Provisional State of the Global Climate 2022

  • It is an annual publication by the World Meteorological Organization (WMO).
  • The report uses several climate Indicators to describe the changing climate—providing a broad view of the climate at a global scale.


Highlights of State of the Global Climate



  • Greenhouse Gases: Increasing levels of greenhouse gases in the atmosphere due to human activities are a major driver of climate change.
    • Carbon dioxide (CO2): Atmospheric CO2 reached 149% of the pre-industrial level in 2021, primarily because of emissions from the combustion of fossil fuels and cement production.
    • Methane: In 2021, methane concentrations reached 1908 parts per billion (ppb), a 262% increase over pre-industrial levels. This was the highest increase on record in a year.
    • Nitrous oxide: In 2021, nitrous oxide reached 334 ppb, a 124% increase over pre-industrial levels.


  • Global Mean Surface Temperature (GMST): As greenhouse gas concentrations rise, so does global mean surface temperature (GMST).
    • GMST in 2022 is currently estimated to be 1.15 ± 0.13 °C above the pre-industrial baseline (1850-1900).
    • The eight years 2015 to 2022 are likely to be the eight warmest years on record.
    • Despite La Niña conditions keeping global temperature low for the second consecutive year, 2022 is still likely to be 5th or 6th warmest year on record.
  • Precipitation: Compared to temperature, precipitation is characterized by higher spatial and temporal variability, the report noted.
  • Rainfall Surplus: In 2022, large areas with above normal precipitation included large parts of Asia, the Maritime Continent, Australia, New Zealand, areas of northern South America, the Caribbean, west Africa, Sudan, coastal areas extending from western Libya to Egypt, and the southern Arabian Peninsula.
  • Rainfall Deficit: Meanwhile, regions with rainfall deficit included Europe, Central Asia, Northern Australia, Eastern Africa, most of North Africa, central and southern South America, and central and western North America.
  • Indian Subcontinent: The majority of the Indian Subcontinent received high precipitation totals and the monsoon extended farther westward then usual towards Pakistan.


  • Ocean Warming:
    • Around 90% of the excess heat that accumulates in the earth system due to increasing concentrations of GHGs, goes into the ocean.
    • As per the report, ocean warming rates show a particularly strong increase in the past two decades.
    • It is expected that the ocean will continue to warm well into the future.
  • Marine Heatwaves (MHW):
    • Overall, 55% of the ocean surface experienced at least one MHW during 2022 – the lowest annual coverage since 2012 (57%).
    • In the Arctic, the Laptev and Beaufort Seas experienced severe and extreme MHWs.
  • Sea Level Rise:
    • Sea level continued to rise in 2022, reaching a new record high.
    • Since January 2020, global mean sea level has risen by nearly 10mm, approximately 10% of the overall rise.
  • Ocean Acidification:
    • The ocean absorbs around 23% of the annual emissions of anthropogenic CO2 to the atmosphere.
    • Global mean ocean pH has been steadily declining at rates not seen for at least the past 26,000 years.

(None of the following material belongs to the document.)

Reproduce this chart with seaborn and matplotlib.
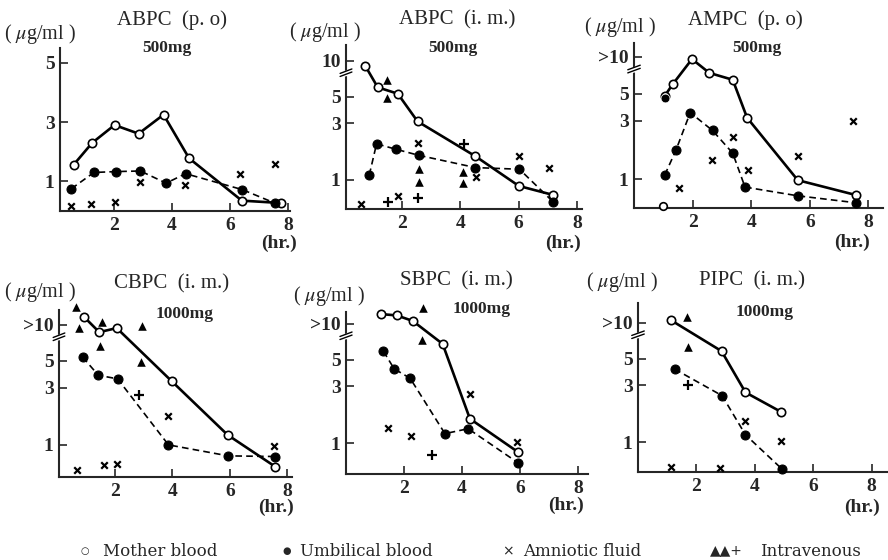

  • Sea Ice Extent: It is defined as the area of ocean where at least 15 percent of the surface is frozen. It serves as a useful indicator of climate change.
    • Arctic Sea Ice: In 2022, Arctic sea-ice extent was below the long-term average for most of the year.
    • Antarctic Sea Ice: It dropped to 1.92 million sq.km in February 2022, the lowest level on record and almost 1 million sq.km below the long-term (1981-2010) mean.
    • Greenland Ice Sheet: The Greenland Ice Sheet ended with a negative total mass balance for the 26th year in a row.
  • Glacier Mass Balance:
    • From 2020-2021, the glaciers with long-term observations experienced an average mass balance of –0.77 m water equivalent (m w.e.).
    • Swiss Alps: In Switzerland 6% of the glacier ice volume was lost between 2021 and 2022.


  • Ecosystem degradation: Ecosystems are degrading at an unprecedented rate, limiting their ability to support human well-being and harming their adaptive capacity to build resilience.
  • Mountain Ecosystems:
    • Mountain ecosystems are vulnerable and can be profoundly affected by climate change due to their low capacity to adapt.
    • Climate change may exacerbate water stress, especially in areas of decreased precipitation and where groundwater is already being depleted.
  • Biodiversity Loss & Extinction:
    • Substantial changes in species’ abundance and distribution may in turn affect the interactions between species.
  • Arctic Ecosystems
    • Climate change is triggering the disintegration of the Greenland and Antarctic ice sheets and increasing the chances of the Arctic Ocean being ice-free in the summer, further disrupting ocean circulation and Arctic ecosystem.
  • Coastal & Marine Ecosystems:
    • Rising temperatures heighten the risk of irreversible loss of marine and coastal ecosystems, including seagrass meadows and kelp forest.
    • Coral reefs are projected to lose between 70 and 90% of their former coverage area at 1.5 °C of warming and over 99% at 2 °C.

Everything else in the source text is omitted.